Pensieri dall’India di Monica Massa
Siamo prigionieri dell’Attaccamento, la mente è continuamente catturata dal desiderio del possesso. Il desiderio di possedere, oggetti, beni materiali e non. La mente desidera gli oggetti che vede e tende ad elaborare un’immagine positiva di sé, attraverso il possesso dei medesimi. Siamo incessantemente stimolati dalla realtà esterna, quali che siano l’età, l’appartenenza geografica, la razza e il tempo. Siamo condizionati da ciò che desideriamo. Oggi è questo, domani è un’altra cosa, senza una fine. Cosa significa essere condizionati dal desiderio?
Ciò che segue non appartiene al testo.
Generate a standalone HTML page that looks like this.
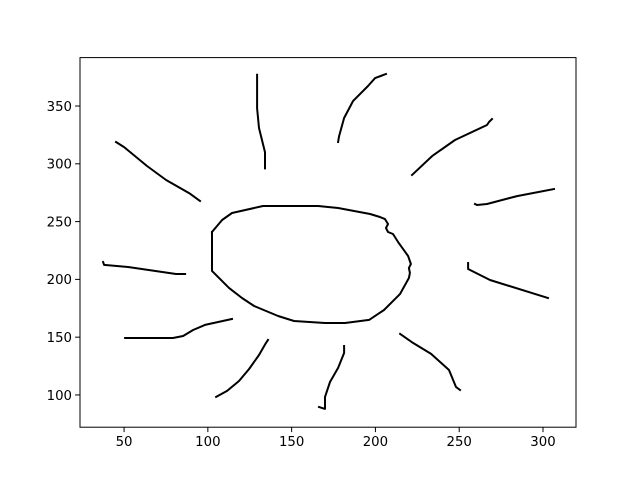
<!DOCTYPE html>
<html><head><meta charset="utf-8"><style>
html,body{margin:0;padding:0;background:#fff;}
svg{display:block;font-family:"DejaVu Sans","Liberation Sans",sans-serif;}
</style></head><body>
<svg id="chart" width="640" height="480" viewBox="0 0 640 480"></svg>
<script>
const xTicks=[50,100,150,200,250,300];
const yTicks=[100,150,200,250,300,350];
const strokeTop=[[129.4,377],[129.4,348],[130.5,331],[134.1,310],[134.1,296]];
const strokeTopRight=[[206.3,377.7],[199.8,374.2],[195.6,367.3],[186.6,354.3],[181.3,339.6],[178.3,324],[177.7,318.9]];
const strokeUpperRight=[[269.6,338.8],[267.8,336.2],[266.6,333.6],[247.5,320.6],[233.8,306.7],[221.8,290.3]];
const strokeRightHigh=[[306.6,278.2],[284.5,272.1],[266.6,265.2],[260.6,264.4],[259.4,265.2]];
const strokeRightLow=[[255.3,214.2],[255.3,209],[268.4,199.5],[303,183.9]];
const strokeLowerRight=[[250.5,104.3],[248.1,106.9],[243.9,121.6],[233.2,135.5],[222.4,145],[214.7,152.8]];
const strokeBottom=[[181.3,142.4],[181.3,136.3],[177.7,123.4],[172.9,111.2],[169.9,98.3],[169.9,87.9],[166.3,89.6]];
const strokeLowerLeft=[[135.9,147.6],[134.7,145],[130.5,134.6],[124.6,122.5],[118.6,112.1],[111.5,103.5],[104.9,98.3]];
const strokeLeftLow=[[50.6,149.3],[52.4,149.3],[79.2,149.3],[85.2,151],[91.2,156.2],[98.3,160.6],[114.4,165.7]];
const strokeLeft=[[37.5,215],[38.1,212.5],[52.4,210.7],[81,204.7],[86.4,204.7]];
const strokeUpperLeft=[[45.2,318.9],[50,314.5],[63.7,298.1],[75.1,286],[88.8,274.7],[95.3,267.8]];
const sunBody=[[102.5,241],[108.5,251.4],[114.4,257.4],[132.9,263.5],[165.8,263.5],[177.7,261.8],[196.8,256.6],[202.7,254],[205.7,252.2],[207.5,247.9],[206.3,244.5],[207.5,241],[210.5,239.3],[213.5,232.4],[219.5,220.2],[221.2,213.3],[220,209.9],[220.6,205.5],[220,201.2],[214.7,187.4],[205.1,173.5],[196.2,164.9],[181.9,162.3],[169.9,162.3],[151.4,164],[141.9,168.3],[127.6,177],[120.4,183.9],[112.6,192.6],[102.5,207.3],[102.5,241]];
const strokes=[["sun-body",sunBody],["ray-top",strokeTop],["ray-top-right",strokeTopRight],["ray-upper-right",strokeUpperRight],["ray-right-high",strokeRightHigh],["ray-right-low",strokeRightLow],["ray-lower-right",strokeLowerRight],["ray-bottom",strokeBottom],["ray-lower-left",strokeLowerLeft],["ray-left-low",strokeLeftLow],["ray-left",strokeLeft],["ray-upper-left",strokeUpperLeft]];

const L=80,R=576,T=57.6,B=427.2;
const xmin=23.7,xmax=319.7,ymin=72.1,ymax=391.9;
const sx=v=>L+(v-xmin)/(xmax-xmin)*(R-L);
const sy=v=>B-(v-ymin)/(ymax-ymin)*(B-T);
const svg=document.getElementById('chart');
const NS='http://www.w3.org/2000/svg';
function mk(t,a){const e=document.createElementNS(NS,t);for(const k in a)e.setAttribute(k,a[k]);svg.appendChild(e);return e;}

strokes.forEach(([name,pts])=>{
  const p=mk('polyline',{points:pts.map(q=>sx(q[0]).toFixed(1)+','+sy(q[1]).toFixed(1)).join(' '),fill:'none',stroke:'#000','stroke-width':2,'stroke-linejoin':'round','stroke-linecap':'square'});
  
  
});

const frame=mk('rect',{x:L,y:T,width:R-L,height:B-T,fill:'none',stroke:'#000','stroke-width':1});



xTicks.forEach(v=>{
  const x=sx(v);
  const t=mk('line',{x1:x,y1:B,x2:x,y2:B+4.9,stroke:'#000','stroke-width':1});
  
  
  const l=mk('text',{x:x,y:B+19,'font-size':13.3,'text-anchor':'middle',fill:'#000'});
  l.textContent=v;
  
  
});
yTicks.forEach(v=>{
  const y=sy(v);
  const t=mk('line',{x1:L-4.9,y1:y,x2:L,y2:y,stroke:'#000','stroke-width':1});
  
  
  const l=mk('text',{x:L-8,y:y+4.8,'font-size':13.3,'text-anchor':'end',fill:'#000'});
  l.textContent=v;
  
  
});
</script>
</body></html>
Significa che una volta soddisfatto lecitamente e ragionevolmente il bisogno che è alla base di una reale necessità di acquisto, non ci riteniamo appagati, perché subentra il desiderio di avere sempre di più e tale desiderio e questa tensione interiore diviene insaziabile. Non c’è mai fine al possesso e all’avere.
Significa anche vivere una vita, spesso l’intera vita, rincorrendo l’esteriorità, la materialità, la ricchezza. Il desiderio ha un prezzo, a volte propriamente materiale, un costo. Compro lo status, compro il prestigio, in modo che essi siamo me. In modo che essi dicono chi sono.
Accumuliamo oggetti in quantità notevoli nel corso della vita, a seconda delle fasi e delle nostre evoluzioni. Gli oggetti sono oggetti e hanno un loro funzione, di coprire, di dare comodità, persino di farci sentire bene, anche se questa funzione è di spesso breve durata. Spesso desideriamo acquistare “qualcosa” anche fortemente, sicuramente ne saremo entusiasti, ma dopo quanto tempo quell’oggetto non ci offre più la stessa intensità di piacere?
Sottolineo inoltre che in quest’era digitale l’acquisto è reso possibile dai siti, ventiquattro su ventiquattro, notte e giorno, on line.
A volte l’acquistare on line, sotto l’impulso di emozioni negative, l’insofferenza e l’inquietudine, si pensa che sia un sedativo dell’anima, si osservi invece come resta una soddisfazione effimera e momentanea. Quindi siamo condizionati e manipolati dagli oggetti e dall’immagine di essi. La società contemporanea è una società consumistica e illusoria. Fingiamo di cambiare noi stessi attraverso gli oggetti, forse qualcuno cambia davvero, ci passa attraverso, li usa, non ne viene usato. Come se essi, gli oggetti e il fine di averli, ci postasse dallo Scopo della nostra Vita; anziché favorirci verso di esso.
Si lavora per acquistare un’auto di valore o lavoro per realizzare me stesso, attraverso il lavoro. Lavoro per possedere una casa, preziosamente arredata o lavoro per avere una casa dove dormire, con pochi oggetti, che non mi distraggano dalla mia interiorità?
Tutto ciò che “riempie” ci rallenta.
Ci creiamo l’idea di noi, attraverso un oggetto, Io sono quella persona li, Io appartengo a quello status, Io sono ciò che indosso o Io sono dove vivo come zona distrettuale della città.
L’esteriorità non sempre corrisponde alla interiorità. Come si suol dire l’apparenza inganna. Noi non siamo esattamente ciò che abbiamo, sicuramente descrive una parte di noi, pratica, obiettivamente raggiunta attraverso impegno e si spera l’onestà.
Noi siamo sicuramente ciò che facciamo e ciò che diamo all’altro, agli Altri. L’attaccamento agli oggetti, all’esteriorità, all’apparenza rallenta il nostro cammino, come le strade diramate per giungere alla stessa metà, ma parallele, non dirette.
Impariamo a muoverci nella consapevolezza degli oggetti, nella consapevolezza dei mezzi e degli scopi, usiamo gli oggetti come mezzi e non come scopi. L’invito è quello di distinguere ad esempio quando si acquista, se si è mossi dal desiderio o da un reale bisogno. Senza entrare nel merito della scala dei beni primari di consumo e di quelli invece superflui.
Vi ho condotto in questa umile riflessione affinché diventiate critici nel vostro rapporto con gli oggetti, imparando a distinguere bisogni e desideri, diventando sempre più liberi nel muoversi verso il non attaccamento ed un inizio di distacco dall’Ego.